# [SOURCE MATERIAL]
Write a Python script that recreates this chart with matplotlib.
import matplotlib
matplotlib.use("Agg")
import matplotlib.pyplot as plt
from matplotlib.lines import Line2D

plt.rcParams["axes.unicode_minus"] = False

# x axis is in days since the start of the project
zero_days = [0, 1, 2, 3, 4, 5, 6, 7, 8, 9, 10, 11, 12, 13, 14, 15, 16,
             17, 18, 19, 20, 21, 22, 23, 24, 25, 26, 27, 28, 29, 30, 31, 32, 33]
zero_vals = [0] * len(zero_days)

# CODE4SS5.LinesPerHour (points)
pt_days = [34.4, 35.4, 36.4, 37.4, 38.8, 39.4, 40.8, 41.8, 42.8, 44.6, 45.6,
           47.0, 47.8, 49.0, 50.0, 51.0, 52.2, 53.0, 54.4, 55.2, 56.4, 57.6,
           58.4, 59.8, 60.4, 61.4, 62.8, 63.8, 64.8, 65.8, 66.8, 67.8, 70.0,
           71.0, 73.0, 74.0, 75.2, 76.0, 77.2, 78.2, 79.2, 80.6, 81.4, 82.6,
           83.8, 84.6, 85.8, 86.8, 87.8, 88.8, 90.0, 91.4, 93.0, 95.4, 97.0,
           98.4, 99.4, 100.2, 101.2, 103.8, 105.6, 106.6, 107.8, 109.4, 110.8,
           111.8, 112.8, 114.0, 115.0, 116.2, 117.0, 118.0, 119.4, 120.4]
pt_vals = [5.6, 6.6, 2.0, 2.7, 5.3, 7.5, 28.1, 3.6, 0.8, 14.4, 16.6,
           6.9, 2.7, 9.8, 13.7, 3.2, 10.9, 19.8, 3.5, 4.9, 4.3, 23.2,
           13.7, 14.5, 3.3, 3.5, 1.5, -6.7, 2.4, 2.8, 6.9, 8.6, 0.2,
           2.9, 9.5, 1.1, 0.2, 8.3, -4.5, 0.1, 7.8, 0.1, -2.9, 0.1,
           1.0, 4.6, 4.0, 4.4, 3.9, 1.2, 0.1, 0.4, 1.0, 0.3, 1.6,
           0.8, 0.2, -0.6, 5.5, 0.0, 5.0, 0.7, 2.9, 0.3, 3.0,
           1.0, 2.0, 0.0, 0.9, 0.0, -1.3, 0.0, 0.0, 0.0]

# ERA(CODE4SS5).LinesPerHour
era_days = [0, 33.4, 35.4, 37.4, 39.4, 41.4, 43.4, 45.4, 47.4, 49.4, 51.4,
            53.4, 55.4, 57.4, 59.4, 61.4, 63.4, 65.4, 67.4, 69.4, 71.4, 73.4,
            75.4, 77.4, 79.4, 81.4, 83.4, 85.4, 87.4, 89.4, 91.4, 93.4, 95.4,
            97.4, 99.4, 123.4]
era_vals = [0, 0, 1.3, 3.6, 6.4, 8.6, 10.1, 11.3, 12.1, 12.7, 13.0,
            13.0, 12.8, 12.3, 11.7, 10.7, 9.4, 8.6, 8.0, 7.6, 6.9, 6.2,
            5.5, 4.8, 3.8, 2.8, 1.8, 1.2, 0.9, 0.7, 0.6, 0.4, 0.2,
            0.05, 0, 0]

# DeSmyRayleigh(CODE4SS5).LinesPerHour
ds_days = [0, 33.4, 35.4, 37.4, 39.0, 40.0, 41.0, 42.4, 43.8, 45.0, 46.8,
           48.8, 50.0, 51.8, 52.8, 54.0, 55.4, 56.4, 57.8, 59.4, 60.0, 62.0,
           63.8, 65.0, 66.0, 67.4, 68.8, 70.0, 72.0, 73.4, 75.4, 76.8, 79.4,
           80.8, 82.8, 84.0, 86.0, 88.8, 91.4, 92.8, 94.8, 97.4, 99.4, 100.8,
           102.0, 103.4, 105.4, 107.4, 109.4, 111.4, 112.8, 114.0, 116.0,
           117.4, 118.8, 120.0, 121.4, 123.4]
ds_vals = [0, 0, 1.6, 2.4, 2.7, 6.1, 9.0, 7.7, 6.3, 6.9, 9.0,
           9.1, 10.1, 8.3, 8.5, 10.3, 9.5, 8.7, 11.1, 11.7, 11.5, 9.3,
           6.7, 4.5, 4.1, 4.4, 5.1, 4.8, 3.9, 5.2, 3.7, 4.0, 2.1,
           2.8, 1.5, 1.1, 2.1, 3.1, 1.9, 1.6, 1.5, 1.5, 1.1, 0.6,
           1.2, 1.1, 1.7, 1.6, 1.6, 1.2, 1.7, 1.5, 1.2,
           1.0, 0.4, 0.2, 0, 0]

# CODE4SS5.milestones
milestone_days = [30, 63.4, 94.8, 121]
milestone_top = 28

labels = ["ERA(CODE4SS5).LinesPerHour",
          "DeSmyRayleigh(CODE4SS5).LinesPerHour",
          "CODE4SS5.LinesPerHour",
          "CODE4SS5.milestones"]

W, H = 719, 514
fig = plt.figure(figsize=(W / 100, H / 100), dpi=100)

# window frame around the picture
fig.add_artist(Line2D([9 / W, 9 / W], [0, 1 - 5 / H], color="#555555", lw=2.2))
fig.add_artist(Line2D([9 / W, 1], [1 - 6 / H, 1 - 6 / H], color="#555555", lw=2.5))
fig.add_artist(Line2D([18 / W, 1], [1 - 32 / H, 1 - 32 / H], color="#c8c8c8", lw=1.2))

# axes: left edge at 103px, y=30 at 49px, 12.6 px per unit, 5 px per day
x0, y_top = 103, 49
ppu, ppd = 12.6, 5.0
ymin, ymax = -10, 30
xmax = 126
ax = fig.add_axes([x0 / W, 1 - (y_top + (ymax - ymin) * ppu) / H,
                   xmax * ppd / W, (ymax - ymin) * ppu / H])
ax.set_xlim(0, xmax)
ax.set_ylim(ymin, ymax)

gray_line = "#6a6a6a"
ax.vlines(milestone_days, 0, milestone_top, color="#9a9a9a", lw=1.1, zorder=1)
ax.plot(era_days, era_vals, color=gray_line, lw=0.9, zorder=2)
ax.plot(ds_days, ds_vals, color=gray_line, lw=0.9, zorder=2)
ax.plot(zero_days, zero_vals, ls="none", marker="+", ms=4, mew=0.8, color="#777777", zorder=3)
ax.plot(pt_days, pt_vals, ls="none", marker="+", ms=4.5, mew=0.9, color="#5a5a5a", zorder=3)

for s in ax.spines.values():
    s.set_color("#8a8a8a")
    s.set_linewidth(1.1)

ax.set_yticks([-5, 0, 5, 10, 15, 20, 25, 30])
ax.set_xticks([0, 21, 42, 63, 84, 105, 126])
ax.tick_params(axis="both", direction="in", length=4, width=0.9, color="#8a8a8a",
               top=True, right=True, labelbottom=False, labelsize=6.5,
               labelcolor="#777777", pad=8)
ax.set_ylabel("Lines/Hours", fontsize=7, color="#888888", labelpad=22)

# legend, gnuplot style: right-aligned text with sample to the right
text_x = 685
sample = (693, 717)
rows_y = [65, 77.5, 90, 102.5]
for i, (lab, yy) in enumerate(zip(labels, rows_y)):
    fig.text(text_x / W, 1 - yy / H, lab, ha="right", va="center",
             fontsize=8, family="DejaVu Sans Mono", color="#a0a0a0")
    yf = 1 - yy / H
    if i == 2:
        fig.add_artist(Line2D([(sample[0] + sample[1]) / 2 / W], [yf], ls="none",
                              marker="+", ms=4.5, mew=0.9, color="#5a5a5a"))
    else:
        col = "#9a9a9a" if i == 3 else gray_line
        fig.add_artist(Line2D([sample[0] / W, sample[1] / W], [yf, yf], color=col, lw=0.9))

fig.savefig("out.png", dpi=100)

# [TASK DESCRIPTION]
Only the lines from the start of the data to the line holding "zero_vals = [0] * len(zero_days)" are wanted; return them exactly, both ends included.

# [WRITTEN SOLUTION]
Write a Python script that recreates this chart with matplotlib.
import matplotlib
matplotlib.use("Agg")
import matplotlib.pyplot as plt
from matplotlib.lines import Line2D

plt.rcParams["axes.unicode_minus"] = False

# x axis is in days since the start of the project
zero_days = [0, 1, 2, 3, 4, 5, 6, 7, 8, 9, 10, 11, 12, 13, 14, 15, 16,
             17, 18, 19, 20, 21, 22, 23, 24, 25, 26, 27, 28, 29, 30, 31, 32, 33]
zero_vals = [0] * len(zero_days)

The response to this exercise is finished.